Survivor Stories


Sherry Johnson was 11 years old when she was forced to marry her rapist after giving birth to his child at 10. Sherry had five more children with her rapist before she divorced him at 17.

Between 2000 and 2015, over 260,000 minors were legally married in the United States. In Florida, where Sherry was married, the age of marriage is 18, but if you’re pregnant or have a child, a judge in Florida can approve a marriage at any age to a man of any age. You’ve read correctly. Any age.

“I never played with dolls, I had a real doll. I had to feed my children real food, change real diapers.

I survived being raped at age 8 by the church bishop and then by my mom’s husband. When I was 9, I was raped again, this time by the deacon of the church. I got pregnant. At 9 I gave birth to my daughter at 10— alone.

And then when authorities investigated, I was forced to marry my rapist to cover up my own rape. So, instead of handcuffing him for what he did, they handcuffed me by putting me, an 11-year-old, in a wedding dress.”

In 2012, at the age of 52 and spurred with a desire to make sure what happened would not happen to another child, Sherry advocated for change. She walked the legislature floors to change the laws in Florida. In 2013 she published “Forgiving the Unforgivable,” which captures the nightmare she was subjected to and the textbook outcomes for girls who are made mothers and brides without their consent: years of abuse, poverty and mental bondage.

Sherry also started SVon Foundation, a non-profit organization focused on eradicating Child Marriage across the nation and changing laws and policy at all governmental levels to address the gaps in the legal system that perpetuate it. SVon Foundation brings awareness, advocacy and support for victims of sexual abuse and child marriage.

Sherry’s story is hard to read but it is much harder to live through. In the next few weeks, we will share two stories of “child marriage” from across the world, including more from Sherry and Asseel* from Syria.

Around the globe, 28 girls are married off every minute. In the U.S., there are 48 states where “child marriage” is legal because of exceptions that allow minors to get married with parental consent or judicial approval. Most of these marriages are coerced and involve girls marrying adult men much older.

In March 2018, after 6 years of relentlessly politicking for change, Sherry successfully influenced State lawmakers to close the legal loophole that allowed child marriage to be recognized by the law with the passing of State Bill #140. This new legislation is an important milestone in the fight to end child marriage in the U.S.

We need more laws that protect girls from “child marriage” – no exception. Equality Now works tirelessly with our partners, like Svon Foundation, to ensure these laws exist and that every woman is equal in law and life.

Join us to end “child marriage”. This practice must stop. Full stop.

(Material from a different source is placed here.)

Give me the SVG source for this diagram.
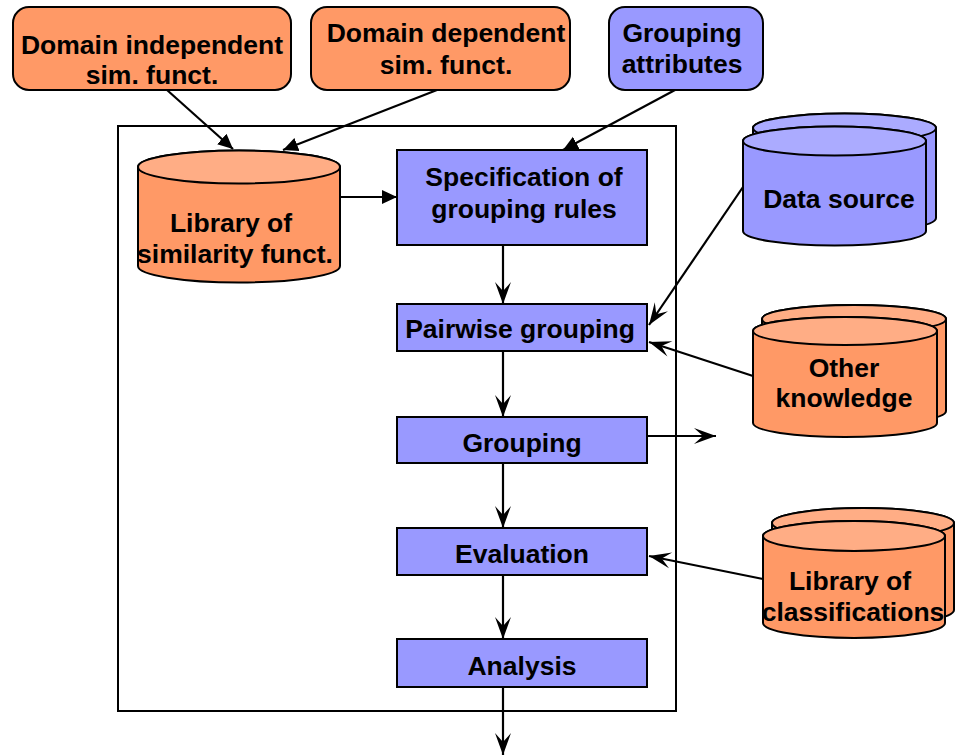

Michelle Anderson got pregnant at age 16. Her community was pressuring her family to marry her off to her 19-year-old boyfriend. She didn’t think she had the right to say no to the marriage, which made it hard enough, but what she didn’t know was that he had PTSD from his time in the Army, so at 16 years old Michelle had to deal both with a new baby and a husband with serious mental health and anger issues. They had both been raised in a conservative Christian community where a woman’s role was to serve and make her husband happy, so she blamed herself for his behaviour. Michelle says:

“People want to blame other countries and cultures for child marriage, but it’s happening across America. It happened to me and I am right here. The fact is that I was coerced to get married to ‘do the right thing’, to save my parent’s reputation, to not be the whore in town, to make me honourable woman.”

“When I got married I was like a lamb to slaughter. It was the job of the adults in my life to love and protect me but they didn’t. Maybe they didn’t know any better, but I’m going to tell my story so that people do know better and there are no more excuses. They stole my voice but now I have it back and I am going to use it over and over and over until child marriage in America is no longer legal.”